Note how many lines in the entries contain the string "this", then give that number and nothing else.

### [SUPPLIED INFORMATION]
== == ==

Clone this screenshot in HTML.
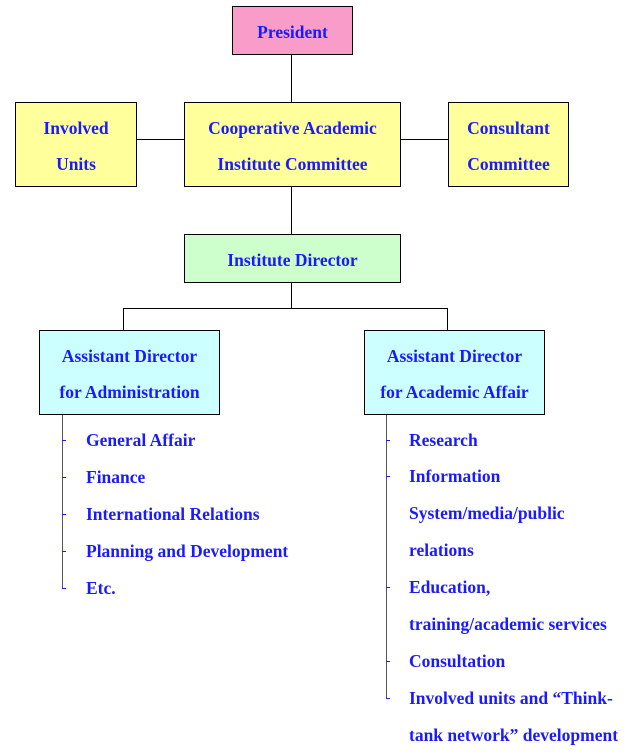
<!DOCTYPE html>
<html><head><meta charset="utf-8"><style>
body{margin:0;width:637px;height:756px;background:#fff;position:relative;overflow:hidden;font-family:"Liberation Serif","Times New Roman","DejaVu Serif",serif;font-weight:bold;font-size:17.5px;color:#1a1aff}
.b{position:absolute;border:1px solid #000;box-sizing:border-box;display:flex;flex-direction:column;justify-content:center;align-items:center;text-align:center;line-height:36px;padding-top:2px}
.l{position:absolute;background:#000}
.t{position:absolute;white-space:nowrap;line-height:20px}
.k{position:absolute;height:1px;width:4px;background:#1a1aff}
</style></head><body>
<div class="b" style="left:232px;top:6px;width:121px;height:49px;background:#f99cc9">President</div>
<div class="l" style="left:291px;top:55px;width:1px;height:47px"></div>
<div class="b" style="left:15px;top:102px;width:122px;height:85px;background:#ffff9c"><div>Involved</div><div>Units</div></div>
<div class="b" style="left:184px;top:102px;width:217px;height:85px;background:#ffff9c"><div>Cooperative Academic</div><div>Institute Committee</div></div>
<div class="b" style="left:448px;top:102px;width:121px;height:85px;background:#ffff9c"><div>Consultant</div><div>Committee</div></div>
<div class="l" style="left:137px;top:139px;width:47px;height:1px"></div>
<div class="l" style="left:401px;top:139px;width:47px;height:1px"></div>
<div class="l" style="left:291px;top:187px;width:1px;height:47px"></div>
<div class="b" style="left:184px;top:234px;width:217px;height:49px;background:#ccffcc">Institute Director</div>
<div class="l" style="left:291px;top:283px;width:1px;height:26px"></div>
<div class="l" style="left:123px;top:308px;width:325px;height:1px"></div>
<div class="l" style="left:123px;top:308px;width:1px;height:22px"></div>
<div class="l" style="left:447px;top:308px;width:1px;height:22px"></div>
<div class="b" style="left:39px;top:330px;width:181px;height:85px;background:#ccffff"><div>Assistant Director</div><div>for Administration</div></div>
<div class="b" style="left:364px;top:330px;width:181px;height:85px;background:#ccffff"><div>Assistant Director</div><div>for Academic Affair</div></div>
<div class="l" style="left:62px;top:415px;width:1px;height:174px;background:#555"></div>
<div class="k" style="left:62px;top:440px"></div><div class="k" style="left:62px;top:477px"></div><div class="k" style="left:62px;top:514px"></div><div class="k" style="left:62px;top:551px"></div><div class="k" style="left:62px;top:588px"></div>
<div class="t" style="left:86px;top:430px">General Affair</div>
<div class="t" style="left:86px;top:467px">Finance</div>
<div class="t" style="left:86px;top:504px">International Relations</div>
<div class="t" style="left:86px;top:541px">Planning and Development</div>
<div class="t" style="left:86px;top:578px">Etc.</div>
<div class="l" style="left:386px;top:415px;width:1px;height:284px;background:#555"></div>
<div class="k" style="left:386px;top:440px"></div><div class="k" style="left:386px;top:476px"></div><div class="k" style="left:386px;top:587px"></div><div class="k" style="left:386px;top:661px"></div><div class="k" style="left:386px;top:698px"></div>
<div class="t" style="left:409px;top:430px">Research</div>
<div class="t" style="left:409px;top:466px">Information</div>
<div class="t" style="left:409px;top:503px">System/media/public</div>
<div class="t" style="left:409px;top:540px">relations</div>
<div class="t" style="left:409px;top:577px">Education,</div>
<div class="t" style="left:409px;top:614px">training/academic services</div>
<div class="t" style="left:409px;top:651px">Consultation</div>
<div class="t" style="left:409px;top:688px">Involved units and “Think-</div>
<div class="t" style="left:409px;top:725px">tank network” development</div>
</body></html>
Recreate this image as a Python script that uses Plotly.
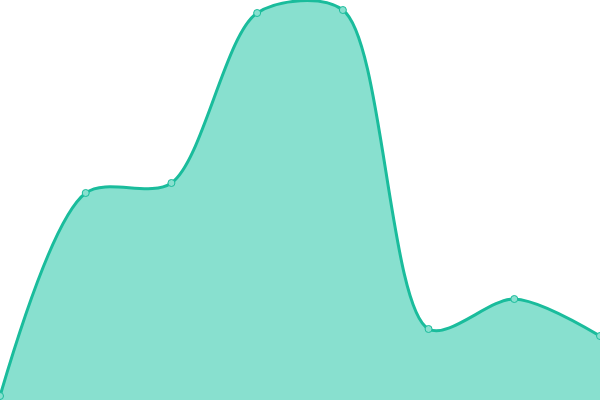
import plotly.graph_objects as go

# data
categories = [0, 1, 2, 3, 4, 5, 6, 7]
values = [1, 51.75, 54.25, 96.75, 97.5, 17.75, 25.25, 16]

line_color = "#1abc9c"
fill_color = "#88e0cf"

fig = go.Figure(data=[go.Scatter(
    x=categories, y=values, mode="lines+markers",
    line=dict(shape="spline", smoothing=0.85, color=line_color, width=3),
    fill="tozeroy", fillcolor=fill_color,
    marker=dict(size=7, color=fill_color, line=dict(color=line_color, width=1)),
    hoverinfo="skip", cliponaxis=False,
)])
fig.update_layout(width=600, height=400, margin=dict(l=0, r=0, t=0, b=0),
                  paper_bgcolor="white", plot_bgcolor="white", showlegend=False)
fig.update_xaxes(visible=False, range=[0, 7], fixedrange=True)
fig.update_yaxes(visible=False, range=[0, 100], fixedrange=True)

# drop the default page margin so the chart fills the window
fig.write_html("out.html", config={"displayModeBar": False},
               post_script="document.body.style.margin='0';")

== == ==

### [FINISHED TASK]
2